Alyson Shotz, <em>Alloys of Moonlight #11</em>, 2023. Paint on hand folded aluminum, 46 x 45 x 10.25 inches. Courtesy Derek Eller Gallery.
Alyson Shotz, Alloys of Moonlight #11, 2023. Paint on hand folded aluminum, 46 x 45 x 10.25 inches. Courtesy Derek Eller Gallery.
On View
Derek Eller Gallery
Alloys of Moonlight
February 9–March 18, 2023
New York

Encountering the eight recent abstract, painted folded-metal wall reliefs in Alyson Shotz’s luminous show, Alloys of Moonlight, I thought of Gilles Deleuze’s book The Fold: Leibniz and the Baroque. “The infinite fold separates or moves between matter and soul, the façade and the closed room, the outside and the inside,” Deleuze remarks in his study of folds as an infinite weaving of time and space in Baroque art. “Because it is a virtuality that never stops dividing itself, the line of inflection is actualized in the soul but realized in matter, each one on its own side.” With the nuanced spatial play in these works—of a façade and an enclosure, outside and inside—Shotz seems to aim for a transcendent quality like the one Deleuze describes.

Hung in the intimate side gallery, Alloys of Moonlight #10 and Alloys of Moonlight #11 (both 2023) are rectangular sheets of aluminum hand-folded by the artist into carefully calibrated, delicately creased surfaces. One of the largest reliefs in the show (72 by 48 by 7 inches), the former piece features a sequence of straight lines, caused by the folds, that crisscross the surface in a network of dramatic diagonals. Covered with sprayed lacquer paint mixed with reflective materials, the surface has cool, muted tones that gracefully modulate from pale cerulean blue at the top toward wispy white-gray at the bottom. The work suggests a hazy blue sky, an infinite and ethereal space contained within a rigorous geometric structure.

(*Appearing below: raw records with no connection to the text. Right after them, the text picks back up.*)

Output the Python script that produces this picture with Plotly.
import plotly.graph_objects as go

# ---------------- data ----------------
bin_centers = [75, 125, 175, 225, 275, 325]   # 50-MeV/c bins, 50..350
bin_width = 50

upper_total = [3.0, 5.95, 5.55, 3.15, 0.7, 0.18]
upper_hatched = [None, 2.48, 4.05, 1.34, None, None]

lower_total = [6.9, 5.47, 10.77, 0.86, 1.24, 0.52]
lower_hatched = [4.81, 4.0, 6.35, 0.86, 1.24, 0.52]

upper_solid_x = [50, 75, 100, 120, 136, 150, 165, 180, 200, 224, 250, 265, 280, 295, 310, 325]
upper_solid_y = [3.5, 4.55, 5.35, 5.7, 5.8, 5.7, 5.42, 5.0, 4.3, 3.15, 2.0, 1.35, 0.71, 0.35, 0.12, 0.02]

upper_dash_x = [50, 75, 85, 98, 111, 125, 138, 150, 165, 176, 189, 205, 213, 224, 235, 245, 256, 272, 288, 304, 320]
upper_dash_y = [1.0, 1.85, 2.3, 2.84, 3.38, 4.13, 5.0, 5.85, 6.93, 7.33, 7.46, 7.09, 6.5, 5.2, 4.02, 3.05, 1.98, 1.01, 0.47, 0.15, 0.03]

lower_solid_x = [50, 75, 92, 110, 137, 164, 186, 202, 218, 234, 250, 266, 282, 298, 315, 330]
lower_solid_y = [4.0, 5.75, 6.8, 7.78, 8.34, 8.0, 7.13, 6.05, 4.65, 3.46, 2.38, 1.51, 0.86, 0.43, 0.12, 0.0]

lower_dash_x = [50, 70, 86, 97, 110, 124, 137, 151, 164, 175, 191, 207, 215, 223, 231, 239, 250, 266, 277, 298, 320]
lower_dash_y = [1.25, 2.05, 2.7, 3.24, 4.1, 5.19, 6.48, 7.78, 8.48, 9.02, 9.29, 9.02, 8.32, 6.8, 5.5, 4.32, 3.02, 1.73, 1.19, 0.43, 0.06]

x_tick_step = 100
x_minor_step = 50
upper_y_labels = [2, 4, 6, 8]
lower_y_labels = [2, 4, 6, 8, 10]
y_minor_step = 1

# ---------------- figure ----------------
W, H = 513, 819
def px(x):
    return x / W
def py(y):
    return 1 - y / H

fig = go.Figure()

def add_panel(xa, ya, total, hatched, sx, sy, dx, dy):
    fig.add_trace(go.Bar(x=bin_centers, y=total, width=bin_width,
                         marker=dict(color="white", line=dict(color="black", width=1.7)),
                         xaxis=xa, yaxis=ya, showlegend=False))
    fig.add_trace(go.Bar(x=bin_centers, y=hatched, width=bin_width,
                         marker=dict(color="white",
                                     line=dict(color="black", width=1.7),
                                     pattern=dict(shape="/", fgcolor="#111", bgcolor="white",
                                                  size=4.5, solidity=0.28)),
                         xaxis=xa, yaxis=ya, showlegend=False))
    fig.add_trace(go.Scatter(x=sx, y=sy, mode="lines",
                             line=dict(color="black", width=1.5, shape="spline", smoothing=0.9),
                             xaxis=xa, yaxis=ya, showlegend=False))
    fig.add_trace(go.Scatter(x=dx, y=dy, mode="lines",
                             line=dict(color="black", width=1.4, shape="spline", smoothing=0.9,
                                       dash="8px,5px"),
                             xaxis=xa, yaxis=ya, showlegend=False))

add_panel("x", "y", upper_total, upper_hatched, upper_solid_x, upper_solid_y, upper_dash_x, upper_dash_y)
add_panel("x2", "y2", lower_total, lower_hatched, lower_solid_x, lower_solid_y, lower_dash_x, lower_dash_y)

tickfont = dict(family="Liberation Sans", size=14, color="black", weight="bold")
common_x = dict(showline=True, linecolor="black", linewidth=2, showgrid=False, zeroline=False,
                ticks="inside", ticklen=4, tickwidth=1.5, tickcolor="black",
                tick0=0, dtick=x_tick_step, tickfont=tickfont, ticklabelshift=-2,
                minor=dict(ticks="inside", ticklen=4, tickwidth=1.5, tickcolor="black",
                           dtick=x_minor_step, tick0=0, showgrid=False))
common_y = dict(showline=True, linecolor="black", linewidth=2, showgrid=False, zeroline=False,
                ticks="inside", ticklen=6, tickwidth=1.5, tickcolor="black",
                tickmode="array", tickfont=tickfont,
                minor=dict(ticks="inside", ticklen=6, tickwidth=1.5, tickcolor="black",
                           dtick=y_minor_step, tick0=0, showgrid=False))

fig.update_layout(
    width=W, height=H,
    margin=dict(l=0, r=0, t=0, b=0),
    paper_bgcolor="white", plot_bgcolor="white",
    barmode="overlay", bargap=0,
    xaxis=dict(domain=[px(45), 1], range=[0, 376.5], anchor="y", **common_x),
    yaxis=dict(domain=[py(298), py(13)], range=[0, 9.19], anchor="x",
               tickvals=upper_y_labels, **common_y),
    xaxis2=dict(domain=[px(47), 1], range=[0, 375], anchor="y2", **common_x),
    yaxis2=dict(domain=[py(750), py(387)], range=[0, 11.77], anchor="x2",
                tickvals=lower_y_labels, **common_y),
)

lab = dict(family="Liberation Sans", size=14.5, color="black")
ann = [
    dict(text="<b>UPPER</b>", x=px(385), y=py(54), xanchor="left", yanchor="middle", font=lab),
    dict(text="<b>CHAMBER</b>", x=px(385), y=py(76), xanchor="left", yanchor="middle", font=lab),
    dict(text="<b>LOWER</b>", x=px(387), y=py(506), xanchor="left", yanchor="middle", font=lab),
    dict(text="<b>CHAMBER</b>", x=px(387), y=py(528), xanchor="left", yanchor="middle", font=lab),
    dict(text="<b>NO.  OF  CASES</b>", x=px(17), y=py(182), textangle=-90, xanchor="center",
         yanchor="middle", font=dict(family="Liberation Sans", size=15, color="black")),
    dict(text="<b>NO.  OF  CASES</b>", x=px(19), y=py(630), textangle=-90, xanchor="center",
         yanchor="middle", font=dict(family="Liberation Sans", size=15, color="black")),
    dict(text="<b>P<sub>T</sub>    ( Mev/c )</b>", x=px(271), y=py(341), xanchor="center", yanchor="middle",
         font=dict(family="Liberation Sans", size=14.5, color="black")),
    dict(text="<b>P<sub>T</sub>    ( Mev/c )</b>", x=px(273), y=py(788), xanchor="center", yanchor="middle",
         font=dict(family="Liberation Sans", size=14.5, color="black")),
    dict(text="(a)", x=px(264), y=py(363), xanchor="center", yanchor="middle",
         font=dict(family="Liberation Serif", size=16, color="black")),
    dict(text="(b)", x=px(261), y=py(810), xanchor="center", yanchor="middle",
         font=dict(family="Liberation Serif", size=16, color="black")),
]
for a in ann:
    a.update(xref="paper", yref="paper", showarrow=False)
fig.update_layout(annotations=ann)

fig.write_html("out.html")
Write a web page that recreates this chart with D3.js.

At approximately four feet square, and protruding from the wall more than ten inches, Alloys of Moonlight #11 is a fanlike object in which approximately a dozen evenly spaced folds radiate from the upper right corner to the lower left. Shifting in tone from white at the top to blue and pink toward the lower right, the softly glowing surface with its patterned creases evokes bands of raking light in the midst of an imminent sunrise, or sunset.

Alyson Shotz, <em>Alloys of Moonlight #7</em>, 2023. Paint on hand folded aluminum, 52 x 44 x 30 inches. Courtesy Derek Eller Gallery.
Alyson Shotz, Alloys of Moonlight #7, 2023. Paint on hand folded aluminum, 52 x 44 x 30 inches. Courtesy Derek Eller Gallery.

Folding has long been central to Shotz’s process, and, as per her press statements, the Arizona-born New York artist explores the potential energy in the fold, as well as its capacity to contain space and encompass higher dimensions. These concepts are perhaps best observed in the large folded metal reliefs hung in the main room, with bold colors and more dynamic sculptural forms that protrude further into the space of the gallery. For Alloys of Moonlight #9 (2023), for example, Shotz painted the outward facing side of the aluminum panel a bright golden yellow, and the back side a deep Prussian blue. Bent or folded at an angle near the middle, the work appears almost like an off-kilter awning, with the blue surface partially occluding the yellow plane to varying degrees as the viewer moves in front of, or to the side of the piece, encompassing the element of time in experiencing the work.

Other reliefs feature more complex folds, and dense and intense color relationships. Several have an organic feel, such as Alloys of Moonlight #7 (2023), with the crumpled sheet gathered and attached to the wall at eye level near its center. The sides jut some thirty inches into the gallery, creating a more or less concave shape—the sensation of an elusive enclosure—with the outer surface painted a deep moss green, and the interior emanating mostly a searing burnt orange hue. The work suggests a tropical flower, albeit in a totally abstract, hyper-geometricized visual language.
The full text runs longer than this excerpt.